Knowing a few common terms can go a long way in understanding estate planning. For example, if you’re unsure what a trustee and an executor are, you won’t know who to choose for each (very important) role.
Let’s dive into some estate planning basics!
Common Estate Planning Terms
Planning for your estate after death helps secure the future of your assets and helps you figure out what you want and how to accomplish it. Creating an estate plan gives you peace of mind that your wishes will be respected upon your passing – even if your loved ones may be unhappy about it.
An estate plan can also reduce tax obligations for your family and prevent or minimize family conflicts. A will is a significant part of the estate planning process. Wills outline how you want your assets to be distributed, who should take care of any dependents, and who will carry out your wishes.
When learning about estate planning, there are some terms you’ll need to know, including:
- Probate – the court process that validates wills and administers the estate
- Executor/Executrix – the person named in a will to manage estate assets
- Trust – a legal tool used for managing assets, often in order to avoid probate
- Trustee – the person named in a trust to manage trust assets
- Intestate succession – a situation where no will exists, and heirs are determined by state law
- Personal Representative – the person who administers an estate (this is the umbrella term used in Tennessee for executors, etc.)
- Guardian – a person who is named to oversee the needs of a minor child
- Beneficiary – someone who is specifically named to inherit
- Heir – someone who inherits based on their family relationship
Understanding these terms will help you make decisions that protect your legacy.
Creating a Will and Trust
Creating an estate plan can involve the use of wills and trusts.
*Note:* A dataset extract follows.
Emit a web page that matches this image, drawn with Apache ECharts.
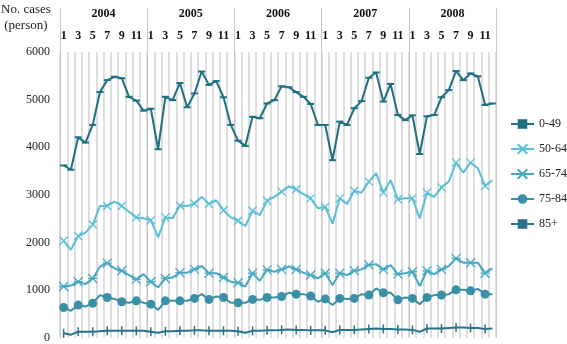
<!DOCTYPE html>
<html>
<head>
<meta charset="utf-8">
<script src="https://cdn.jsdelivr.net/npm/echarts@6/dist/echarts.min.js"></script>
<style>
  html, body { margin: 0; padding: 0; background: #fff; }
  #chart { width: 567px; height: 344px; }
</style>
</head>
<body>
<div id="chart"></div>
<script>
const years = ["2004", "2005", "2006", "2007", "2008"];
const monthLabels = ["1", "2", "3", "4", "5", "6", "7", "8", "9", "10", "11", "12"];
const yTicks = [0, 1000, 2000, 3000, 4000, 5000, 6000];

const age0to49 = [
  3620, 3530, 4210, 4100, 4470, 5160, 5410, 5480, 5450, 5060, 4980, 4770,
  4810, 3960, 5060, 4990, 5350, 4840, 5130, 5590, 5310, 5390, 5050, 4470,
  4140, 4030, 4640, 4610, 4920, 4990, 5280, 5260, 5160, 5060, 4910, 4470,
  4470, 3730, 4540, 4470, 4820, 4970, 5460, 5570, 4960, 5330, 4680, 4570,
  4670, 3860, 4650, 4680, 5050, 5200, 5600, 5410, 5550, 5490, 4890, 4920,
];
const age50to64 = [
  2040, 1850, 2140, 2210, 2380, 2770, 2770, 2860, 2770, 2650, 2530, 2510,
  2470, 2110, 2530, 2510, 2780, 2770, 2820, 2960, 2810, 2890, 2680, 2530,
  2460, 2350, 2670, 2580, 2880, 2960, 3070, 3180, 3120, 3020, 2930, 2720,
  2750, 2400, 2930, 2810, 3090, 3050, 3280, 3460, 3050, 3310, 2910, 2930,
  2930, 2510, 3050, 2960, 3160, 3280, 3680, 3470, 3680, 3560, 3190, 3310,
];
const age65to74 = [
  1080, 1100, 1180, 1130, 1250, 1500, 1570, 1460, 1410, 1320, 1230, 1340,
  1180, 1060, 1250, 1270, 1370, 1370, 1440, 1510, 1360, 1360, 1270, 1180,
  1160, 1080, 1360, 1200, 1430, 1390, 1440, 1500, 1440, 1370, 1320, 1250,
  1360, 1110, 1360, 1320, 1410, 1440, 1530, 1550, 1440, 1530, 1340, 1360,
  1390, 1090, 1410, 1340, 1440, 1510, 1670, 1580, 1580, 1580, 1360, 1460,
];
const age75to84 = [
  640, 570, 690, 660, 730, 900, 850, 820, 760, 740, 780, 740,
  710, 590, 780, 780, 780, 780, 830, 920, 810, 870, 850, 740,
  740, 740, 810, 800, 850, 850, 870, 950, 920, 920, 880, 760,
  820, 690, 830, 820, 830, 920, 900, 1040, 950, 950, 800, 850,
  830, 710, 850, 900, 900, 920, 1010, 1010, 990, 1030, 920, 920,
];
const age85plus = [
  100, 70, 130, 130, 130, 140, 150, 150, 150, 150, 150, 150,
  130, 110, 140, 140, 150, 150, 160, 160, 150, 150, 150, 150,
  140, 110, 150, 150, 160, 160, 170, 180, 170, 170, 160, 160,
  160, 120, 170, 170, 170, 180, 190, 200, 190, 190, 180, 180,
  170, 130, 200, 200, 200, 210, 220, 220, 210, 210, 190, 200,
];

const months = [];
years.forEach((y) => monthLabels.forEach((m) => months.push(y + "-" + m)));

const serif = "'Liberation Serif', 'DejaVu Serif', serif";

function makeSeries(name, data, color, symbol, symbolSize, hollow) {
  return {
    name,
    type: "line",
    xAxisIndex: 0,
    data,
    symbol,
    symbolSize,
    showSymbol: true,
    lineStyle: { color, width: 2 },
    itemStyle: hollow
      ? { color: color, borderColor: color, borderWidth: 1.3 }
      : { color: color, borderWidth: 0 },
    emphasis: { disabled: true },
  };
}

const chart = echarts.init(document.getElementById("chart"));
chart.setOption({
  animation: false,
  backgroundColor: "#fff",
  textStyle: { fontFamily: serif },
  grid: { left: 60, right: 71, top: 52, bottom: 6 },
  legend: {
    orient: "vertical",
    left: 510,
    top: 118,
    padding: 0,
    itemWidth: 23,
    itemHeight: 12,
    itemGap: 13,
    textStyle: { fontFamily: serif, fontSize: 12, color: "#222" },
    data: ["0-49", "50-64", "65-74", "75-84", "85+"],
  },
  graphic: [
    {
      type: "text",
      left: 1,
      top: 2,
      style: {
        text: "No. cases\n(person)",
        font: "13px " + serif,
        fill: "#222",
        textAlign: "center",
        lineHeight: 16,
      },
    },
  ],
  xAxis: [
    {
      type: "category",
      position: "top",
      data: months,
      boundaryGap: true,
      axisLine: { show: false },
      axisTick: { show: false },
      axisLabel: {
        interval: 1,
        margin: 10,
        fontFamily: serif,
        fontSize: 12,
        fontWeight: "bold",
        color: "#111",
        formatter: (v) => v.split("-")[1],
      },
      splitLine: { show: true, interval: 0, lineStyle: { color: "#dedede", width: 2 } },
    },
    {
      type: "category",
      position: "top",
      data: years,
      boundaryGap: true,
      axisLine: { show: false },
      axisTick: { show: true, interval: 0, length: 44, lineStyle: { color: "#c8c8c8", width: 1 } },
      axisLabel: {
        margin: 32,
        fontFamily: serif,
        fontSize: 12,
        fontWeight: "bold",
        color: "#111",
      },
      splitLine: { show: true, interval: 0, lineStyle: { color: "#c8c8c8", width: 1 } },
    },
  ],
  yAxis: {
    type: "value",
    min: yTicks[0],
    max: yTicks[yTicks.length - 1],
    interval: 1000,
    axisLine: { show: false },
    axisTick: { show: false },
    splitLine: { show: false },
    axisLabel: {
      margin: 10,
      fontFamily: serif,
      fontSize: 12,
      color: "#222",
      formatter: (v) => String(v),
    },
  },
  series: [
    makeSeries("0-49", age0to49, "#1e6f82", "rect", [7, 2], false),
    makeSeries("50-64", age50to64, "#5bbfd7", "path://M0,0L10,10M10,0L0,10", 8, true),
    makeSeries("65-74", age65to74, "#47a9c2", "path://M0,0L10,10M10,0L0,10M0,5L10,5", 9, true),
    makeSeries("75-84", age75to84, "#3a90a7", "circle", 9, false),
    makeSeries("85+", age85plus, "#2a7387", "rect", [1.5, 9], false),
  ],
});
</script>
</body>
</html>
A will outlines how you want your assets to be distributed after death, who should take care of your children, and who will handle the administration of your estate. However, the purpose of a will is to go to probate. When drafting a will it’s crucial to consider factors such as family dynamics, non-probate assets, and the potential for disputes.
On the other hand, trusts provide added benefits like privacy and flexibility. When well-funded, it bypasses the need for probate proceedings. Even without lots of funding, trusts enable you to better control how your assets are managed during your lifetime and after you pass away.
Whether you choose to have a will or trust is a personal decision, but setting up a trust can offer advantages such as increased control over asset distribution, continuity in managing your estate affairs, and potential tax benefits. Sometimes, it’s a good idea to have both!
Appointing Executors and Trustees
If your estate plan involves a will or trust, it is crucial to appoint executors and trustees.
An executor (or personal representative) is responsible for carrying out the terms of the will. For example, an executor must distribute assets and handle obligations during the probate process. It is important to choose someone with integrity, conflict-resolution skills, and financial knowledge. Since you won’t be there to smooth out any disputes that arise, choosing a capable peacemaker is a must.
Trustees, on the other hand, oversee trusts. They ensure that assets are managed according to your instructions for the benefit of beneficiaries. It is advisable to select a trustee with expertise in finance who’s committed to fulfilling your wishes. In other words, pick someone you can trust as your trustee.
Good options for executors or trustees may include attorneys or financial institutions, since they are generally impartial and have specialized knowledge. By ensuring reliable individuals or entities fill these roles, you can safeguard your intentions for properly managing your estate.